◆ STORED DATA

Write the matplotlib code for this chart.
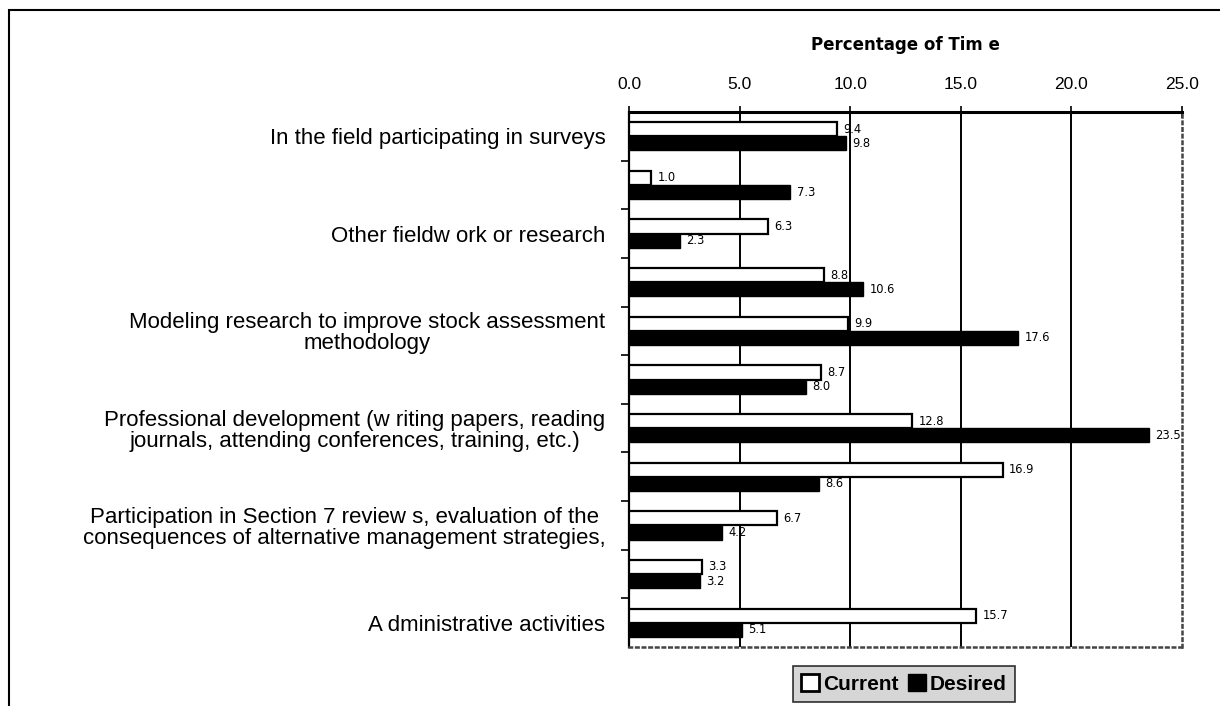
import matplotlib
matplotlib.use("Agg")
import matplotlib.pyplot as plt
import numpy as np
from matplotlib.patches import Rectangle, Patch

plt.rcParams['font.family'] = ['Liberation Sans', 'DejaVu Sans']

labels = [
    "In the field participating in surveys",
    "",
    "Other fieldw ork or research",
    "",
    "Modeling research to improve stock assessment\nmethodology",
    "",
    "Professional development (w riting papers, reading\njournals, attending conferences, training, etc.)",
    "",
    "Participation in Section 7 review s, evaluation of the\nconsequences of alternative management strategies,",
    "",
    "A dministrative activities",
]
current = [9.4, 1.0, 6.3, 8.8, 9.9, 8.7, 12.8, 16.9, 6.7, 3.3, 15.7]
desired = [9.8, 7.3, 2.3, 10.6, 17.6, 8.0, 23.5, 8.6, 4.2, 3.2, 5.1]
xticks = [0, 5, 10, 15, 20, 25]

W, H = 1220, 706
fig = plt.figure(figsize=(W / 100, H / 100), dpi=100)
L, R, T, B = 629, 1182, 112, 647
ax = fig.add_axes([L / W, 1 - B / H, (R - L) / W, (B - T) / H])

# figure border
fig.patches.append(Rectangle((9 / W, -0.1), 1.2, 1 - 10 / H + 0.1, transform=fig.transFigure,
                             fill=False, edgecolor='black', lw=1.5))

y = np.arange(len(labels))
h = 0.29
ax.barh(y - h / 2, current, height=h, color='white', edgecolor='black', lw=1.6, zorder=3)
ax.barh(y + h / 2, desired, height=h, color='black', edgecolor='black', lw=1.0, zorder=3)

for i, (c, d) in enumerate(zip(current, desired)):
    ax.annotate(f"{c:.1f}", (c, i - h / 2), xytext=(4.5, 0), textcoords='offset points',
                ha='left', va='center', fontsize=8.3, family='DejaVu Sans', zorder=5)
    ax.annotate(f"{d:.1f}", (d, i + h / 2), xytext=(4.5, 0), textcoords='offset points',
                ha='left', va='center', fontsize=8.3, family='DejaVu Sans', zorder=5)

ax.set_xlim(0, 25)
ax.set_ylim(len(labels) - 0.5, -0.5)

for xv in xticks[1:-1]:
    ax.axvline(xv, color='black', lw=1.4, zorder=1)

ax.xaxis.tick_top()
ax.xaxis.set_label_position('top')
ax.set_xticks(xticks)
ax.set_xticklabels([f"{v:.1f}" for v in xticks], fontsize=12.5)
ax.tick_params(axis='x', direction='inout', length=9, width=1.2, pad=10)
ax.set_xlabel("Percentage of Tim e", fontsize=12, fontweight='bold', family='DejaVu Sans',
              labelpad=19)

ax.set_yticks(y)
ax.set_yticklabels(labels, fontsize=16)
for t in ax.get_yticklabels():
    t.set_multialignment('center')
    t.set_linespacing(1.0)
ax.tick_params(axis='y', length=0, pad=17)
ax.set_yticks(np.arange(len(labels) - 1) + 0.5, minor=True)
ax.tick_params(axis='y', which='minor', length=6, width=1.2, direction='out')

ax.spines['top'].set_linewidth(2.2)
ax.spines['left'].set_linewidth(1.6)
ax.spines['right'].set_linestyle(':')
ax.spines['right'].set_color('#444444')
ax.spines['right'].set_linewidth(1.8)
ax.spines['bottom'].set_linestyle(':')
ax.spines['bottom'].set_color('#444444')
ax.spines['bottom'].set_linewidth(1.8)

handles = [Patch(facecolor='white', edgecolor='black', lw=2.0, label='Current'),
           Patch(facecolor='black', edgecolor='black', label='Desired')]
leg = fig.legend(handles=handles, loc='center', bbox_to_anchor=(904 / W, 1 - 684 / H), ncol=2,
                 frameon=True, fancybox=False, handlelength=0.85, handleheight=0.85,
                 handletextpad=0.2, columnspacing=0.45, borderpad=0.4,
                 prop={'weight': 'bold', 'size': 15})
leg.get_frame().set_facecolor('#cccccc')
leg.get_frame().set_edgecolor('black')
leg.get_frame().set_linewidth(1.2)

fig.savefig("out.png", dpi=100)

◆ WORK TO BE COMPLETED
Leave out the pictures. Transcribe only the lines above, from the first through the one that contains "ax.barh(y + h".

◆ SOLUTION TO THE PROBLEM
Write the matplotlib code for this chart.
import matplotlib
matplotlib.use("Agg")
import matplotlib.pyplot as plt
import numpy as np
from matplotlib.patches import Rectangle, Patch

plt.rcParams['font.family'] = ['Liberation Sans', 'DejaVu Sans']

labels = [
    "In the field participating in surveys",
    "",
    "Other fieldw ork or research",
    "",
    "Modeling research to improve stock assessment\nmethodology",
    "",
    "Professional development (w riting papers, reading\njournals, attending conferences, training, etc.)",
    "",
    "Participation in Section 7 review s, evaluation of the\nconsequences of alternative management strategies,",
    "",
    "A dministrative activities",
]
current = [9.4, 1.0, 6.3, 8.8, 9.9, 8.7, 12.8, 16.9, 6.7, 3.3, 15.7]
desired = [9.8, 7.3, 2.3, 10.6, 17.6, 8.0, 23.5, 8.6, 4.2, 3.2, 5.1]
xticks = [0, 5, 10, 15, 20, 25]

W, H = 1220, 706
fig = plt.figure(figsize=(W / 100, H / 100), dpi=100)
L, R, T, B = 629, 1182, 112, 647
ax = fig.add_axes([L / W, 1 - B / H, (R - L) / W, (B - T) / H])

# figure border
fig.patches.append(Rectangle((9 / W, -0.1), 1.2, 1 - 10 / H + 0.1, transform=fig.transFigure,
                             fill=False, edgecolor='black', lw=1.5))

y = np.arange(len(labels))
h = 0.29
ax.barh(y - h / 2, current, height=h, color='white', edgecolor='black', lw=1.6, zorder=3)
ax.barh(y + h / 2, desired, height=h, color='black', edgecolor='black', lw=1.0, zorder=3)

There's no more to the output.